Foster 'sexist' blonde remark sparks social media anger
There has been a social media frenzy over DUP leader Arlene Foster's reference to Sinn Féin's Michelle O'Neill as "blonde".
Speaking to the Sunday Independent, Mrs Foster used the word to describe Sinn Féin's northern leader during a word-association game.
Mrs O'Neill has responded that there can be no place for sexism or any form of discrimination in public life.
"As political leaders we have a duty and a responsibility to lead by example," she said.
"There is a clear need for more women in public life and there is an onus on women in political leadership to empower women to encourage greater participation in public life."
The row was labelled "#blondegate' on Twitter, as social media filled with memes.
They included a mock-up of Mrs O'Neill as the lead character from the film Legally Blonde, and a cartoon crocodile in a blonde wig.
The latter is a reference to a previous "crocodile" comment made by Mrs Foster in reference to Sinn Féin demands for an Irish Language Act.
Their parties have so far failed to reach a power-sharing agreement to restore an executive in Northern Ireland since March's assembly election.
The Alliance Party leader, Naomi Long, described Mrs Foster's comments as "disappointing" and said describing another female leader in terms solely of her appearance "trivialises women in politics".
Mrs O'Neill's teenage daughter took to Twitter to defend her mother, calling Sunday's comments "disgraceful".
During the interview, when asked what word came to mind regarding Mrs O'Neill, Mrs Foster said: "I am not going to be sexist because I can't..." but when pushed by journalist Niamh Horan, she responded: "Blonde!".
When asked to expand she said: "Michelle is very attractive. She presents herself very well and she always is - you know - her appearance is always very 'the same'.
"You never see her without her make-up. You never see her without her hair [looking] 'perfect'."
In the same interview, Mrs Foster criticised scrutiny of her own appearance when the RHI scandal erupted last year.
She said: "Nobody looking at my Twitter feed or social media could say that there wasn't misogyny."
She described the "onslaught" as "horrific" and said the comments had physically upset her 17-year-old daughter.
Sinn Féin MLA Elisha MCallion called on Mrs Foster to retract the "sexist and disparaging remarks" about Mrs O'Neill.
"It is totally unacceptable in the 21st century for a political leader to characterise another political leader based on the colour of their hair.
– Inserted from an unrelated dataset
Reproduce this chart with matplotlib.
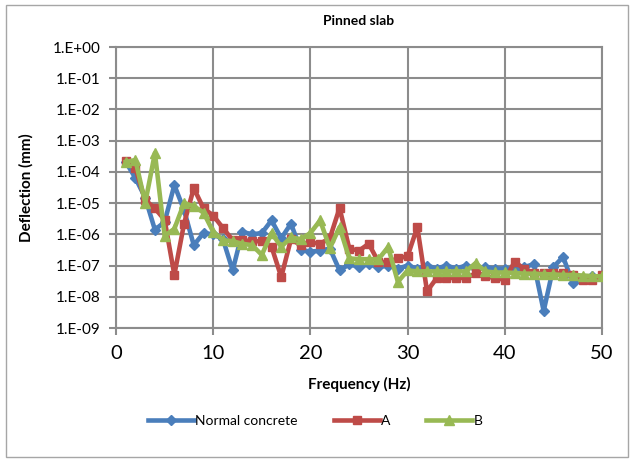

"The irony of talking about sexism and misogyny appears to be totally lost on Arlene Foster when she makes such remarks about others."
The journalist who interviewed Mrs Foster defended the comments on The Nolan Show on Monday.
Niamh Horan said: "Blonde is a descriptive world, it's everyone else this morning attaching their own meaning to it."
Speaking to the BBC, the DUP's Sammy Wilson denied the comments were sexist, insisting that Arlene Foster was just stating the obvious.
He described the row as a "smokescreen" to political issues and said that Sinn Féin was trying to play the victim: "[going] out of their way to find grievance where no grievance was meant.
"If it had been me, I would have been making some far, far more derogatory comments about the way she's handled the job since she took over," he said.
Social media has been divided as to whether the comments were another "crocodile moment" by the DUP, or an overreaction by Sinn Féin politicians and some on social media.
DUP MLA Christopher Stalford mocked the reaction on his Facebook page, insinuating Sinn Féin was being over-sensitive and referred to them as "snow flakes". He also shared a photo of his blonde children on Twitter jokingly captioned "Blondies for Arlene!".
In January, Mrs Foster claimed calls for her to stand down over the RHI scandal were misogynistic.